Mas a pergunta atravessa a história do pensamento, e é particularmente dramática para quem acredita no Deus pessoal e criador, omnipotente e infinitamente bom. Deus quis evitar o mal, mas não pôde: então, não é omnipotente. Pôde, mas não quis: então, não é bom. Pôde e quis: então, donde vem o mal?
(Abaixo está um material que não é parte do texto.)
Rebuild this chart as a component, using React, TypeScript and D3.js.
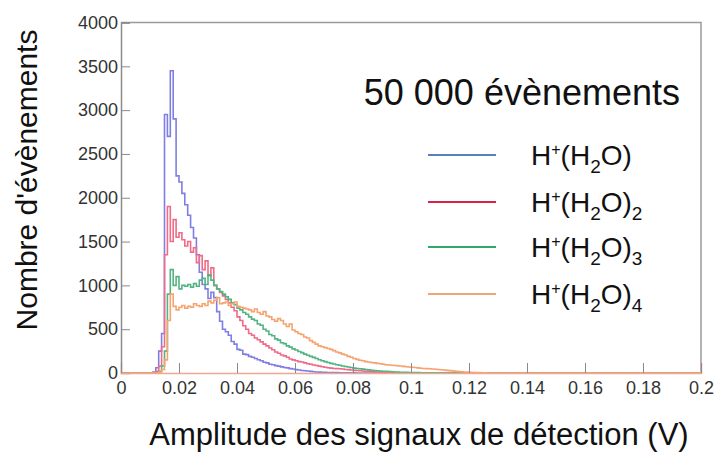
import { useEffect, useRef } from "react";
import * as d3 from "d3";

// histogram bins: 1 mV wide, first bin starts at 10 mV
const binStart = 0.01;
const binWidth = 0.001;

// H+(H2O)
const h2o1 = [
  0, 10, 60, 250, 450, 2950, 2700, 3450, 2900, 2250,
  2180, 2050, 1920, 1800, 1660, 1540, 1350, 1150, 1010, 960,
  850, 920, 860, 700, 590, 500, 470, 430, 360, 330,
  270, 260, 215, 210, 190, 180, 165, 152, 140, 122,
  115, 100, 94, 84, 78, 70, 62, 58, 50, 46,
  38, 34, 29, 26, 22, 18, 15, 12, 10, 8,
  7, 6, 5, 4, 4, 3, 3, 2, 2, 1, 1,
];
// H+(H2O)2
const h2o2 = [
  0, 0, 20, 80, 300, 1350, 1900, 1500, 1750, 1550,
  1600, 1520, 1450, 1500, 1380, 1430, 1260, 1340, 1180, 1280,
  1110, 1200, 1000, 960, 920, 880, 840, 800, 750, 710,
  640, 600, 540, 500, 450, 430, 400, 380, 355, 330,
  310, 285, 265, 240, 225, 205, 195, 180, 160, 150,
  140, 130, 125, 115, 105, 100, 92, 85, 78, 72,
  65, 60, 56, 52, 50, 48, 45, 40, 38, 35,
  30, 28, 25, 22, 20, 18, 15, 13, 12, 10,
  8, 7, 6, 5, 4, 3, 3, 2, 2, 1, 1,
];
// H+(H2O)3
const h2o3 = [
  0, 0, 0, 20, 80, 250, 900, 1180, 1000, 1100,
  960, 1000, 990, 1010, 980, 1020, 990, 1060, 1080, 1010,
  1120, 1060, 1000, 960, 930, 900, 870, 840, 800, 780,
  740, 720, 690, 670, 640, 615, 600, 560, 545, 500,
  480, 440, 425, 390, 375, 345, 335, 310, 295, 275,
  262, 245, 232, 215, 203, 190, 178, 165, 152, 140,
  130, 120, 110, 102, 95, 88, 80, 75, 68, 62,
  56, 52, 48, 44, 40, 36, 32, 28, 25, 22,
  20, 18, 16, 14, 12, 10, 9, 8, 7, 6,
  5, 5, 4, 3, 3, 2, 2, 2, 1, 1, 1,
];
// H+(H2O)4
const h2o4 = [
  0, 0, 0, 10, 40, 150, 600, 900, 760, 720,
  750, 770, 740, 760, 750, 790, 770, 760, 790, 770,
  820, 800, 830, 860, 790, 800, 810, 770, 790, 810,
  760, 750, 740, 730, 720, 700, 730, 690, 670, 700,
  650, 640, 610, 590, 620, 600, 560, 530, 560, 490,
  470, 450, 440, 410, 400, 370, 350, 330, 310, 300,
  290, 280, 270, 255, 240, 230, 215, 205, 190, 180,
  165, 155, 145, 140, 130, 125, 120, 115, 110, 105,
  100, 95, 92, 88, 85, 82, 80, 76, 72, 68,
  65, 62, 58, 55, 52, 50, 48, 45, 42, 40,
  37, 34, 30, 27, 24, 20, 17, 14, 12, 10,
  8, 6, 5, 4, 3, 2,
];

const seriesValues = [h2o1, h2o2, h2o3, h2o4];
const seriesSub = ["", "2", "3", "4"];
const histColors = ["#7f7fe3", "#f06b88", "#52b482", "#f5a46f"];
const legendColors = ["#5b80b8", "#dc1f4c", "#2fa86a", "#e9a77a"];

const yTicks = [0, 500, 1000, 1500, 2000, 2500, 3000, 3500, 4000];
const xTicks = [0, 0.02, 0.04, 0.06, 0.08, 0.1, 0.12, 0.14, 0.16, 0.18, 0.2];

const FONT = "'Liberation Sans', Arial, sans-serif";

const App = () => {
  const svgRef = useRef(null);

  useEffect(() => {
    const W = 714;
    const H = 457;
    const left = 121;
    const right = 701;
    const top = 22.5;
    const bottom = 373;

    const svg = d3.select(svgRef.current);
    svg.selectAll("*").remove();
    svg.attr("width", W).attr("height", H);

    const x = d3.scaleLinear().domain([0, 0.2]).range([left, right]);
    const y = d3.scaleLinear().domain([0, 4000]).range([bottom, top]);

    // frame (top and right)
    svg
      .append("path")
      .attr("d", `M${left},${top}H${right}V${bottom}`)
      .attr("fill", "none")
      .attr("stroke", "#9a9a9a")
      .attr("stroke-width", 1.5);

    // histograms
    const line = d3
      .line()
      .x((d) => x(d[0]))
      .y((d) => y(d[1]))
      .curve(d3.curveStepAfter);

    seriesValues.forEach((vals, i) => {
      const pts = [[0, 0]];
      vals.forEach((v, k) => pts.push([binStart + k * binWidth, v]));
      pts.push([binStart + vals.length * binWidth, 0]);
      pts.push([0.2, 0]);
      svg
        .append("path")
        .attr("d", line(pts))
        .attr("fill", "none")
        .attr("stroke", histColors[i])
        .attr("stroke-width", 1.6);
    });

    // Y axis, ticks pointing inside
    const yMinor = d3.range(0, 4001, 100);
    const yAxis = svg.append("g").attr("transform", `translate(${left},0)`);
    yAxis.call(d3.axisLeft(y).tickValues(yMinor).tickSize(-5).tickFormat(() => ""));
    yAxis.call(
      d3.axisLeft(y).tickValues(yTicks).tickSize(-9).tickPadding(3).tickFormat(d3.format("d"))
    );
    yAxis.selectAll("path.domain").attr("stroke", "#8a8a8a").attr("stroke-width", 1.5);
    yAxis.selectAll("line").attr("stroke", "#8a8a8a");
    yAxis.selectAll("text").attr("font-family", FONT).attr("font-size", 18).attr("fill", "#333");

    // X axis, ticks pointing inside
    const xMinor = d3.range(0, 41).map((k) => k * 0.005);
    const xAxis = svg.append("g").attr("transform", `translate(0,${bottom})`);
    xAxis.call(d3.axisBottom(x).tickValues(xMinor).tickSize(-5).tickFormat(() => ""));
    xAxis.call(
      d3
        .axisBottom(x)
        .tickValues(xTicks)
        .tickSize(-10)
        .tickPadding(8)
        .tickFormat((d) => String(+d.toFixed(2)))
    );
    xAxis.selectAll("path.domain").attr("stroke", "#f2a890").attr("stroke-width", 1.5);
    xAxis.selectAll("line").attr("stroke", "#8a8a8a");
    xAxis.selectAll("text").attr("font-family", FONT).attr("font-size", 18).attr("fill", "#333");

    // axis titles
    svg
      .append("text")
      .attr("x", 419)
      .attr("y", 445)
      .attr("text-anchor", "middle")
      .attr("font-family", FONT)
      .attr("font-size", 31)
      .attr("fill", "#111")
      .text("Amplitude des signaux de détection (V)");

    svg
      .append("text")
      .attr("transform", "translate(37,180) rotate(-90)")
      .attr("text-anchor", "middle")
      .attr("font-family", FONT)
      .attr("font-size", 30)
      .attr("fill", "#111")
      .text("Nombre d'évènements");

    // annotation
    svg
      .append("text")
      .attr("x", 680)
      .attr("y", 105)
      .attr("text-anchor", "end")
      .attr("font-family", FONT)
      .attr("font-size", 36)
      .attr("fill", "#111")
      .text("50 000 évènements");

    // legend
    const legendY = [155, 202, 247, 294];
    seriesSub.forEach((sub, i) => {
      const ly = legendY[i];
      svg
        .append("line")
        .attr("x1", 428)
        .attr("x2", 496)
        .attr("y1", ly)
        .attr("y2", ly)
        .attr("stroke", legendColors[i])
        .attr("stroke-width", 2);

      const t = svg
        .append("text")
        .attr("x", 531)
        .attr("y", ly + 10)
        .attr("font-family", FONT)
        .attr("font-size", 28)
        .attr("fill", "#111");
      t.append("tspan").text("H");
      t.append("tspan").attr("font-size", 16).attr("dy", -10).text("+");
      t.append("tspan").attr("dy", 10).text("(H");
      t.append("tspan").attr("font-size", 19).attr("dy", 8).text("2");
      t.append("tspan").attr("dy", -8).text("O)");
      if (sub) {
        t.append("tspan").attr("font-size", 19).attr("dy", 8).text(sub);
      }
    });
  }, []);

  return (
    <div style={{ position: "absolute", left: 0, top: 0 }}>
      <svg ref={svgRef} style={{ display: "block", background: "#fff" }}></svg>
    </div>
  );
};

export default App;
Aqui, também é necessário perguntar: donde vem o bem? De qualquer modo, as tentativas de resposta sucederam-se. Santo Agostinho e São Tomás de Aquino argumentaram que o mal não existe em si mesmo, pois é só uma privação no bem. Ou então que Deus não quer o mal, apenas o permite como provação e castigo. Pergunta-se: e as crianças inocentes? É por causa do sofrimento das crianças que Dostoievski, em Os Irmãos Karamazov, faz Ivan dizer que entrega o "bilhete de entrada" no mundo. Em A Peste, de A. Camus, o Dr. Rieux diz ao padre que, diante da criança que morre, não pode aceitar Deus.
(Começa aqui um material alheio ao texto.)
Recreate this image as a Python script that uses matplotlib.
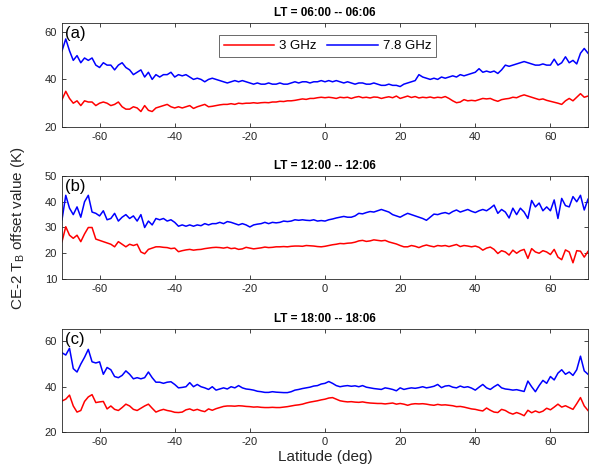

À famosa Teodiceia (justificação de Deus), de Leibniz, onde se defende que este é o melhor dos mundos possíveis, Voltaire contrapôs ironicamente o seu Cândido e o "Poema sobre o desastre de Lisboa", por causa do terramoto. A. Schopenhauer escreverá que este é o pior dos mundos possíveis.
Hegel dialectizou o sofrimento em Deus: a negatividade é um momento da história de Deus. Um pouco na esteira hegeliana, alguns teólogos falaram de um "Deus sofredor" e, face ao horror do Holocausto, o filósofo judeu Hans Jonas defendeu a impotência de Deus: em Auschwitz, Deus calou-se, "não porque não quis, mas porque não pôde". Pergunta-se: é claro que o poder e a bondade de Deus não podem ser concebidos ao modo humano, mas que ajuda traz um Deus impotente? Deus solidariza-se com o ser humano na cruz de Cristo.
O teólogo A. Torres Queiruga pergunta se não é contraditório pretender pensar um mundo finito sem mal. Face ao mal, que atinge crentes e não crentes, todos têm de viver e justificar a sua fé. E Hans Küng, que reconhece que o mal parece ser "a rocha do ateísmo", pergunta, com razão, na sua última obra Was ich glaube (A minha fé): "O ateísmo explica melhor o mundo" do que a fé em Deus? "No sofrimento inocente, incompreensível, sem sentido, a descrença pode consolar? Como se a razão descrente não encontrasse também neste sofrimento o seu limite! Não, o antiteólogo não está aqui de modo nenhum melhor do que o teólogo."